The Archbishop of Armagh, the Church of Ireland’s primate, criticized pending radical changes in Northern Ireland’s abortion laws in a joint statement issued September 30 with the senior leaders of the region’s Roman Catholic, Methodist and Presbyterian churches. July legislation passed by the UK Parliament will abolish the current laws, Western Europe’s most restrictive, by October 20, unless the deadlocked Northern Irish Assembly is able to move toward reopening.
The church leaders criticized the lack of a popular mandate for the change: “There is no evidence that these changes reflect the will of the people affected by them, as they were not consulted.” They summon their people to prayer “for the protection of the unborn in our society and also for women facing difficult and challenging pregnancies” during the weekend of October 12-13.
They also exhort regional political leaders to take action: “Our Northern Ireland political parties have it in their own hands to do something about this. They all need to take risks and make the compromises necessary to find an accommodation that will restore the devolved institutions.” Specifically, they urge the Secretary of State for Northern Ireland to call the assembly together before the Westminster law’s October 21 deadline “to provide an opportunity for the parties to take the necessary steps both to prevent these laws coming onto effect and to find a better Northern Ireland solution for these challenging issues.”

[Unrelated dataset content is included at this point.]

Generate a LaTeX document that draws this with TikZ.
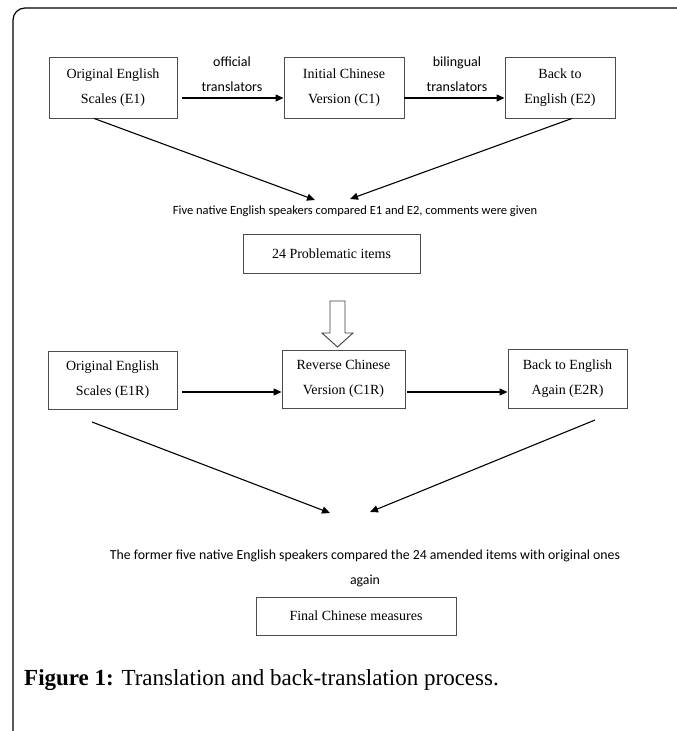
\documentclass[tikz,border=0pt]{standalone}
\usepackage{fontspec}
\setmainfont{Liberation Serif}
\newfontfamily\calibrifont{Carlito}
\usetikzlibrary{arrows.meta}
\begin{document}
\begin{tikzpicture}[x=1pt,y=-1pt,
  box/.style={draw=black!70, line width=0.9pt, fill=white, inner sep=0pt, align=center,
    font=\fontsize{14}{25}\selectfont},
  arr/.style={-{Triangle[length=8pt,width=7pt]}, line width=1.1pt},
  note/.style={font=\calibrifont\fontsize{12.5}{23}\selectfont, align=center, inner sep=0pt},
  frame/.style={line width=1.2pt, rounded corners=12pt}]
\useasboundingbox (0,0) rectangle (677,731);
\fill[white] (0,0) rectangle (677,731);
\draw[frame] (13,731) -- (13,8) -- (677,8);

% first row
\node[box, minimum width=128pt, minimum height=61pt] (e1) at (113,87.5) {Original English\\Scales (E1)};
\node[box, minimum width=120pt, minimum height=61pt] (c1) at (344,87.5) {Initial Chinese\\Version (C1)};
\node[box, minimum width=110pt, minimum height=61pt] (e2) at (560,87.5) {Back to\\English (E2)};
\node[note, font=\calibrifont\fontsize{14}{25}\selectfont] (l1) at (232,74.5) {official\\translators};
\node[note, font=\calibrifont\fontsize{14}{25}\selectfont] (l2) at (457,74.5) {bilingual\\translators};
\draw[arr] ([xshift=5pt,yshift=-10.5pt]e1.east) -- ([yshift=-10.5pt]c1.west);
\draw[arr] ([yshift=-10.5pt]c1.east) -- ([yshift=-10.5pt]e2.west);

\coordinate (m1) at (315,200);
\coordinate (m2) at (350,199);
\draw[arr] ([xshift=-19pt]e1.south) -- (m1);
\draw[arr] ([xshift=12pt]e2.south) -- (m2);

\node[note] (t1) at (355,211) {Five native English speakers compared E1 and E2, comments were given};
\node[box, minimum width=177pt, minimum height=39pt] (p) at (331.5,253.5) {24 Problematic items};

% hollow arrow
\draw[draw=black!75, line width=0.9pt, fill=white]
  (330,301) -- (345,301) -- (345,333) -- (353,333) -- (337.5,347) -- (322,333) -- (330,333) -- cycle;

% second row
\node[box, minimum width=129pt, minimum height=58pt] (e1r) at (112.5,380) {Original English\\Scales (E1R)};
\node[box, minimum width=123pt, minimum height=58pt] (c1r) at (343.5,379) {Reverse Chinese\\Version (C1R)};
\node[box, minimum width=119pt, minimum height=59pt] (e2r) at (567.5,378.5) {Back to English\\Again (E2R)};
\draw[arr] ([xshift=5pt,yshift=-12pt]e1r.east) -- ([yshift=-13pt]c1r.west);
\draw[arr] ([xshift=2pt,yshift=-13pt]c1r.east) -- ([yshift=-13.5pt]e2r.west);

\coordinate (d1) at (92,422);
\coordinate (d2) at (595,420);
\coordinate (m3) at (330,513);
\coordinate (m4) at (370,512);
\draw[arr] (d1) -- (m3);
\draw[arr] (d2) -- (m4);

\node[note, font=\calibrifont\fontsize{13.8}{25}\selectfont] (t2) at (365,568) {The former five native English speakers compared the 24 amended items with original ones\\again};
\node[box, minimum width=200pt, minimum height=38pt] (f) at (356,616) {Final Chinese measures};

\node[anchor=west, inner sep=0pt, font=\fontsize{23}{26}\selectfont] (cap) at (24,680)
  {\textbf{Figure 1:} Translation and back-translation process.};
\end{tikzpicture}
\end{document}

Abortion laws, like other forms of health legislation, are “transferred matters” under UK law, devolved to the regional assemblies. The Northern Irish Assembly, known as Stormont, has been unable to form a government since January 2017, when its coalition government broke apart and executive Martin McGuinness resigned under a cloud of scandal. During such lapses in regional governance, which have happened five times since Stormont was established in 1998, the UK Parliament in Westminster may legislate about such transferred matters.
Abortion was legalized in Northern Ireland in 1945, but is only allowed in circumstances when it would save the life of the mother or when the pregnancy poses a risk of serious and permanent damage to the mental or physical health of the mother. Procedures outside these restrictions are criminal offenses. According to a BBC report, from 2017-2018, 44 pregnancies were terminated in Northern Ireland, a region with a population of 2 million. Just over a thousand more Northern Irish women had abortions in other parts of the United Kingdom.
The law passed in Westminster would decriminalize abortion, and allow unrestricted access to the procedure within 28 weeks of conception. It requires the regional government to implement the recommendations of a 2018 report issued by the UN’s Committee on the Elimination of Discrimination Against Women, which rules in favor of permitting abortion in cases of rape, incest and fetal abnormality and legalizing abortion in any circumstances in which a woman’s health would be impaired.
The Northern Irish church leaders’ statement notes that the Westminster legislation “offers no specific protection for unborn babies with disability; does not prohibit abortion based on the sex of the baby; [and] creates a potential vacuum of up to five months in Northern Ireland for unregulated abortion to exist with all the attendant health risks to women. The resulting abortion regime would be even less restrictive than the current laws in the Republic of Ireland, where abortion was legalized by popular referendum in May 2015. The Church of Ireland encompasses both the UK’s Northern Ireland and the independent Republic of Ireland.
Archbishop Richard Clarke of Armagh had joined with Archbishop Michael Jackson of Dublin to issue a statement opposing abortion legislation in the Republic of Ireland a few months before the public referendum there. They wrote,” unrestricted access to abortion in the first 12 weeks of pregnancy, or indeed at any stage, is not an ethical position we can accept. There is, for Christians, a very clear witness in the Scriptures that all human life, including before physical birth, has a sacred dignity in the eyes of God”.
“The tradition of the Church of Ireland would reject an unrestricted access to abortion,” they continued, “while being concerned to ensure provision for hopefully rare circumstances and in a secure medical setting. Where individuals draw such a line will inevitably differ. Instances where the life of the woman is at serious risk have long been regarded within Church of Ireland teaching as situations where termination of a pregnancy would be justifiable. For some, pregnancy after sexual crime or the medical certainty of fatal fetal abnormality might also be seen as circumstances where abortion could be considered as justified.”
An October 2018 poll of 1000 Northern Irish adults commissioned by advocacy group Amnesty International found that 65% of people in Northern Ireland believe that abortion should be decriminalized. A slightly larger poll conducted a week later by Com Res, an international research consultancy, found that 64% of people in Northern Ireland, including two-thirds of Northern Irish women believed that any changes to the abortion laws should be made by Stormont and not by Westminster.
Several rounds of talks aimed at forming a government for the Northern Irish Assembly have failed. The majority Democratic Ulster Unionist Party defines itself a pro-life party and opposes decriminalization. The opposition Sinn Fein party supports the Westminster law.